I’m concerned that only students in the IT academy will be allowed to sign up for the AP CS courses.


Why not just sign up for the IT academy? You apparently want your kid to take the course, and joining the academy apparently means more money for JR. Win/win. What am I missing?


I’m not sure it is a win/win because the funding is more complex than you are assuming.
It is not necessarily extra money for JR. The school gets a set budget and DCPS Central forces the school to allocate the funding into different buckets.
One of the buckets is funding of the academies including academy director positions.
Presumably if all that money was not going towards the academies, it could be used for something else.
So if you value the academies, maybe this is a win-win, but if your kid is not part of either the Hospitality, Biomed, IT or Engineering academies, you might be frustrated by all the resources being poured into these specific academies
Anonymous
Anonymous wrote:
Anonymous wrote:
Anonymous wrote:Why is it so difficult to learn all this background. DCPS should not make it so hard for parents to learn information.
I’m concerned that only students in the IT academy will be allowed to sign up for the AP CS courses.


Why not just sign up for the IT academy? You apparently want your kid to take the course, and joining the academy apparently means more money for JR. Win/win. What am I missing?

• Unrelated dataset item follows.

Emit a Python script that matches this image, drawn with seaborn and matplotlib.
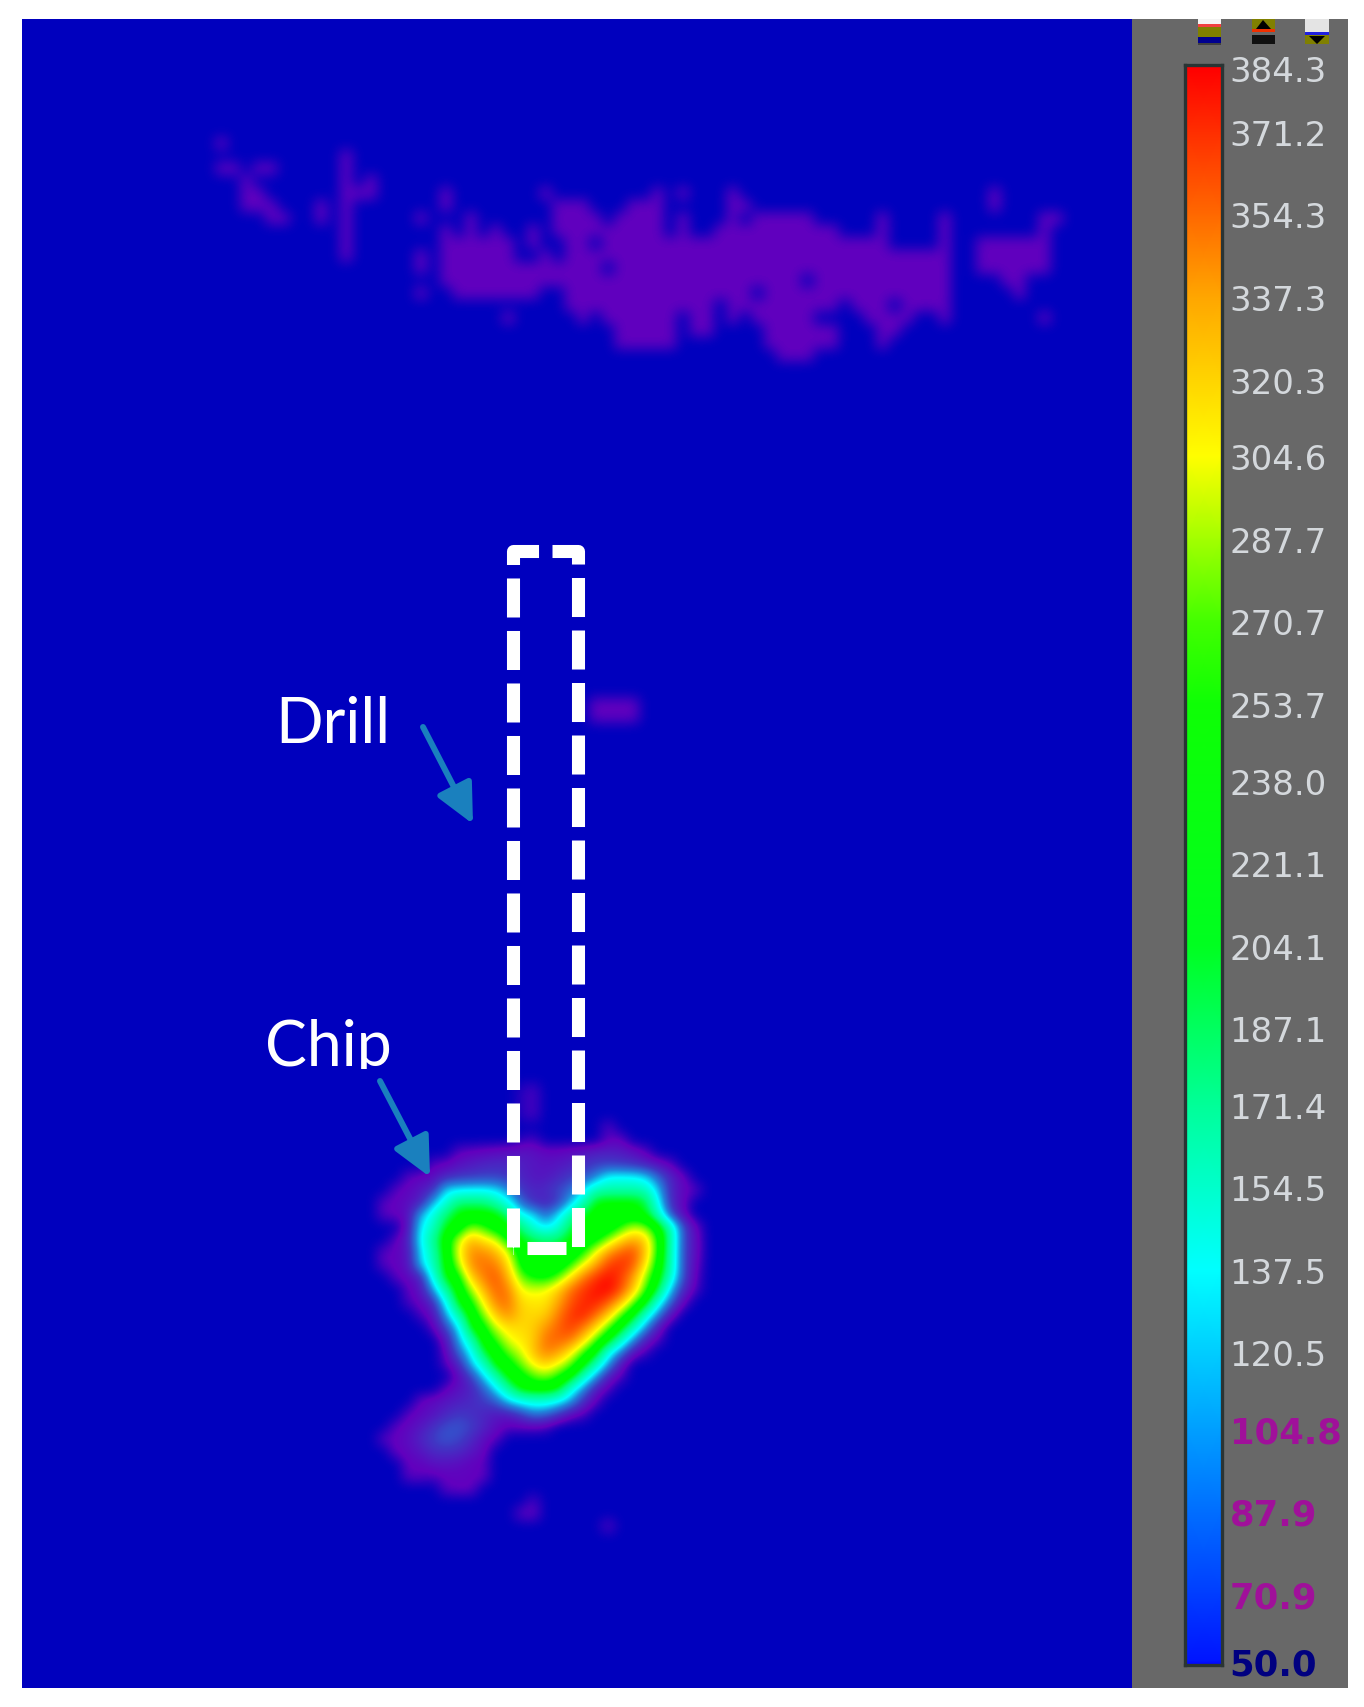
import numpy as np
import matplotlib
matplotlib.use("Agg")
import matplotlib.pyplot as plt
import seaborn as sns
from matplotlib.colors import LinearSegmentedColormap, Normalize
from matplotlib.patches import FancyArrowPatch, Polygon, Rectangle

# colour bar labels, top to bottom
bar_ticks = [384.3, 371.2, 354.3, 337.3, 320.3, 304.6, 287.7, 270.7, 253.7, 238.0, 221.1,
             204.1, 187.1, 171.4, 154.5, 137.5, 120.5, 104.8, 87.9, 70.9, 50.0]
bar_label_colors = ["#d4d8dc"] * 17 + ["#a0109a"] * 3 + ["#000080"]

# temperature of the background and of the faint top cloud
background_temp = 50.0
cloud_temp = 63.0

# faint cloud, as (row, first column, last column) runs of grid cells
cloud_runs = [
    (10, 16, 16), (11, 26, 26),
    (12, 16, 17), (12, 19, 20), (12, 26, 26),
    (13, 18, 18), (13, 26, 26), (13, 28, 28),
    (14, 18, 19), (14, 26, 28), (14, 34, 34), (14, 42, 42), (14, 51, 51), (14, 53, 53),
    (14, 57, 57), (14, 78, 78),
    (15, 18, 20), (15, 24, 24), (15, 26, 26), (15, 34, 34), (15, 43, 45), (15, 49, 51),
    (15, 57, 58), (15, 78, 78),
    (16, 20, 21), (16, 24, 24), (16, 26, 26), (16, 32, 32), (16, 36, 36), (16, 43, 46),
    (16, 48, 51), (16, 53, 53), (16, 57, 57), (16, 59, 63), (16, 69, 69), (16, 74, 74),
    (16, 82, 83),
    (17, 26, 26), (17, 34, 34), (17, 36, 36), (17, 38, 38), (17, 41, 41), (17, 43, 47),
    (17, 48, 51), (17, 53, 53), (17, 56, 65), (17, 69, 69), (17, 74, 74), (17, 82, 82),
    (18, 26, 26), (18, 34, 39), (18, 41, 41), (18, 44, 45), (18, 47, 69), (18, 74, 74),
    (18, 77, 82),
    (19, 26, 26), (19, 32, 32), (19, 34, 39), (19, 42, 42), (19, 44, 74), (19, 77, 82),
    (20, 32, 32), (20, 34, 46), (20, 48, 74), (20, 77, 82),
    (21, 34, 62), (21, 64, 74), (21, 79, 80),
    (22, 32, 32), (22, 35, 41), (22, 44, 58), (22, 60, 74), (22, 80, 80),
    (23, 44, 55), (23, 57, 65), (23, 67, 69), (23, 71, 74),
    (24, 39, 39), (24, 45, 45), (24, 47, 52), (24, 54, 55), (24, 57, 57), (24, 59, 63),
    (24, 68, 71), (24, 74, 74), (24, 82, 82),
    (25, 48, 52), (25, 54, 55), (25, 60, 65), (25, 69, 70),
    (26, 48, 52), (26, 60, 65), (26, 69, 69),
    (27, 61, 63),
    (55, 46, 49), (56, 46, 49),
]

# hot spot below the drill: first row, then first column and values of each row
chip_first_row = 86
chip_first_cols = [40, 40, 40, 47, 40, 35, 33, 31, 30, 29, 29, 31, 30, 29, 29, 30, 31, 31, 32, 33, 34,
                   34, 34, 35, 34, 32, 31, 30, 29, 30, 31, 31, 34, 41, 40, 47]
chip_values = [
    [55, 60],
    [55, 60],
    [55, 60],
    [62],
    [55, 60, 50, 50, 50, 50, 50, 62, 64],
    [62, 64, 66, 68, 70, 72, 70, 66, 66, 68, 72, 76, 76, 74, 70, 62],
    [62, 64, 70, 74, 78, 80, 80, 76, 72, 70, 72, 76, 82, 86, 88, 86, 82, 76, 70, 62],
    [62, 64, 68, 78, 84, 86, 88, 88, 84, 78, 72, 72, 78, 86, 92, 110, 140, 140, 140, 130, 100, 78, 65],
    [62, 65, 72, 80, 130, 132, 135, 135, 130, 110, 85, 78, 80, 90, 100, 130, 165, 170, 170, 170, 165, 125, 78, 66, 62],
    [62, 64, 68, 75, 120, 150, 190, 190, 190, 170, 140, 100, 80, 75, 85, 120, 160, 215, 220, 220, 220, 205, 140, 80, 65],
    [62, 64, 68, 120, 150, 190, 220, 222, 222, 220, 190, 140, 130, 100, 130, 170, 210, 225, 225, 225, 225, 215, 165, 92, 65],
    [70, 135, 160, 215, 225, 270, 255, 230, 220, 190, 150, 130, 150, 200, 225, 225, 225, 250, 280, 270, 230, 170, 92, 65],
    [62, 75, 140, 180, 230, 280, 320, 300, 285, 240, 215, 200, 190, 195, 220, 230, 235, 270, 305, 325, 310, 250, 175, 92, 68],
    [62, 64, 70, 130, 170, 225, 290, 335, 335, 320, 285, 230, 215, 210, 215, 225, 245, 290, 330, 350, 360, 315, 250, 170, 92, 68],
    [62, 64, 70, 125, 165, 220, 275, 335, 345, 340, 305, 240, 220, 218, 225, 250, 290, 325, 360, 370, 355, 300, 240, 170, 92, 65],
    [62, 66, 75, 150, 215, 240, 310, 340, 355, 320, 265, 245, 240, 260, 300, 340, 365, 380, 365, 330, 275, 225, 160, 92, 62],
    [62, 70, 115, 180, 225, 275, 320, 350, 340, 290, 285, 290, 310, 345, 365, 378, 384, 360, 315, 260, 205, 125, 80, 60],
    [60, 65, 80, 140, 215, 245, 295, 340, 345, 305, 300, 300, 325, 355, 370, 375, 355, 320, 270, 225, 150, 100, 65],
    [60, 68, 115, 175, 225, 270, 315, 335, 310, 305, 310, 340, 365, 375, 350, 315, 265, 225, 160, 110, 70],
    [62, 90, 130, 215, 240, 285, 305, 305, 310, 330, 350, 365, 345, 310, 265, 225, 170, 115, 72],
    [70, 115, 170, 225, 255, 290, 300, 310, 345, 350, 345, 310, 265, 225, 170, 115, 75, 60],
    [62, 100, 135, 205, 230, 265, 285, 315, 340, 330, 300, 260, 225, 150, 110, 70, 58],
    [60, 75, 120, 160, 220, 235, 265, 295, 310, 290, 265, 225, 170, 115, 70],
    [65, 85, 125, 170, 220, 235, 260, 270, 250, 225, 165, 115, 72, 60],
    [62, 70, 75, 95, 130, 175, 220, 225, 225, 215, 150, 110, 72, 60],
    [64, 68, 72, 75, 80, 85, 95, 125, 140, 150, 150, 135, 115, 80, 62],
    [62, 66, 70, 78, 85, 82, 78, 72, 72, 85, 105, 100, 85, 66, 60],
    [62, 66, 72, 82, 92, 95, 88, 78, 68, 62, 62, 62, 60],
    [62, 64, 68, 78, 88, 95, 90, 80, 68, 62],
    [64, 66, 72, 80, 82, 80, 72, 66],
    [64, 64, 70, 70, 68, 64, 62],
    [62, 62, 60, 64, 64, 64, 64],
    [62, 64, 64],
    [60],
    [62, 64],
    [62],
]

grid_cols = 91
grid_rows = 136

# colours of the picture and of the bar
map_levels = [50, 63, 85, 110, 137.5, 187, 215, 248, 292, 328, 384.3]
map_colors = ["#0000be", "#6200be", "#4036c4", "#1f86dc", "#00ffff", "#00ff80", "#00ff00",
              "#00ff00", "#ffff00", "#ffa000", "#ff0000"]
bar_levels = [50, 137.5, 171, 204, 262, 304, 337, 354, 384.3]
bar_colors = ["#0000ff", "#00ffff", "#00ff99", "#00ff20", "#10ff00", "#ffff00", "#ffa800",
              "#ff6a00", "#ff0000"]


def make_cmap(levels, colors):
    low, high = levels[0], levels[-1]
    stops = [(v - low) / (high - low) for v in levels]
    return LinearSegmentedColormap.from_list("temp", list(zip(stops, colors)), N=1024)


def px_axes(fig, left, top, right, bottom, W=1364, H=1708):
    return fig.add_axes([left / W, 1 - bottom / H, (right - left) / W, (bottom - top) / H])


sns.set_theme(style="white")
plt.rcParams["lines.scale_dashes"] = False

grid = np.full((grid_rows, grid_cols), background_temp)
for row, first, last in cloud_runs:
    grid[row, first:last + 1] = cloud_temp
for i, (first, vals) in enumerate(zip(chip_first_cols, chip_values)):
    grid[chip_first_row + i, first:first + len(vals)] = vals

map_cmap = make_cmap(map_levels, map_colors)
bar_cmap = make_cmap(bar_levels, bar_colors)

fig = plt.figure(figsize=(13.64, 17.08), dpi=100, facecolor="white")

panel = px_axes(fig, 1132, 20, 1348, 1689)
panel.set_facecolor("#686868")
panel.set_xticks([])
panel.set_yticks([])
for s in panel.spines.values():
    s.set_visible(False)

# main thermal picture, smoothed like the camera software does it
ax = px_axes(fig, 22, 20, 1132, 1689)
sns.heatmap(grid, ax=ax, cmap=map_cmap, vmin=map_levels[0], vmax=map_levels[-1], cbar=False,
            xticklabels=False, yticklabels=False)
ax.imshow(grid, cmap=map_cmap, norm=Normalize(map_levels[0], map_levels[-1]), aspect="auto",
          extent=(0, grid_cols, grid_rows, 0), interpolation="bicubic", interpolation_stage="data",
          zorder=2)
ax.set_xlim(0.5, 89.51)
ax.set_ylim(134.5, 0.5)

# colour bar with its labels
bar = px_axes(fig, 1185, 66, 1222, 1666)
bar_pos = [385.0] + bar_ticks[:-1] + [57.1, 56.3]
bar_vals = [384.3] + bar_ticks[:-1] + [57.1, 50.0]
bar.pcolormesh([0, 1], bar_pos, np.column_stack([bar_vals, bar_vals]), cmap=bar_cmap,
               vmin=50, vmax=384.3, shading="gouraud")
bar.set_xlim(0, 1)
bar.set_ylim(56.3, 385.0)
bar.set_xticks([])
bar.yaxis.tick_right()
bar.set_yticks(bar_pos[1:-1])
bar.set_yticklabels([f"{v:.1f}" for v in bar_ticks])
bar.tick_params(axis="y", length=0, pad=5.5)
for lab, col in zip(bar.get_yticklabels(), bar_label_colors):
    lab.set_color(col)
    lab.set_fontfamily("DejaVu Sans")
    if col == "#d4d8dc":
        lab.set_fontsize(24.5)
    else:
        lab.set_fontsize(25.5)
        lab.set_fontweight("bold")
for s in bar.spines.values():
    s.set_visible(True)
    s.set_color("#2a3434")
    s.set_linewidth(2.4)

# overlay in pixel units for the notes
over = px_axes(fig, 0, 0, 1364, 1708)
over.set_xlim(0, 1364)
over.set_ylim(1708, 0)
over.axis("off")

# drill outline
drill_x = [513, 513, 577.5, 577.5, 513]
drill_y = [1248, 551.5, 551.5, 1249, 1249]
over.plot(drill_x, drill_y, color="white", lw=9.4, dashes=(28.1, 9.7),
          dash_capstyle="butt", dash_joinstyle="round")

arrow_color = "#1a80be"
for start, tip in [((423, 728), (473, 825)), ((380, 1082), (430, 1178))]:
    over.add_patch(FancyArrowPatch(start, tip, arrowstyle="-|>,head_length=1.2,head_width=0.58",
                                   mutation_scale=20, lw=4.3, color=arrow_color,
                                   shrinkA=0, shrinkB=0))

over.text(275, 743, "Drill", color="white", fontsize=45, family="Lato", va="baseline")
chip = over.text(265, 1066, "Chip", color="white", fontsize=45, family="Lato", va="baseline")
chip.set_clip_on(True)
chip.set_clip_path(Rectangle((240, 1000), 200, 70, transform=over.transData))

# little buttons above the bar
buttons = [
    (1198, 1221, [(20, 25, "#f4f4f4"), (25, 28, "#f04040"), (28, 38, "#808000"), (38, 44, "#000090"), (44, 46, "#404040")]),
    (1252, 1275, [(20, 30, "#808000"), (30, 33, "#f03000"), (33, 36, "#686868"), (36, 45, "#101010")]),
    (1305, 1329, [(20, 33, "#e4e4e4"), (33, 36, "#2020e0"), (36, 45, "#808000")]),
]
for left, right, stripes in buttons:
    for top, bottom, col in stripes:
        over.add_patch(Rectangle((left, top), right - left, bottom - top, color=col, lw=0))
over.add_patch(Polygon([(1256, 30), (1263, 21), (1271, 30)], color="black", lw=0))
over.add_patch(Polygon([(1309, 37), (1317, 45), (1325, 37)], color="black", lw=0))

fig.savefig("out.png", dpi=100)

I’m not sure it is a win/win because the funding is more complex than you are assuming.
It is not necessarily extra money for JR. The school gets a set budget and DCPS Central forces the school to allocate the funding into different buckets.
One of the buckets is funding of the academies including academy director positions.
Presumably if all that money was not going towards the academies, it could be used for something else.
So if you value the academies, maybe this is a win-win, but if your kid is not part of either the Hospitality, Biomed, IT or Engineering academies, you might be frustrated by all the resources being poured into these specific academies


Ok, but the hypothetical kid we’re talking about is already in one academy and wants to join a second. Clearly they do value the academies and are happy to see the money being poured into their kid’s areas of interest.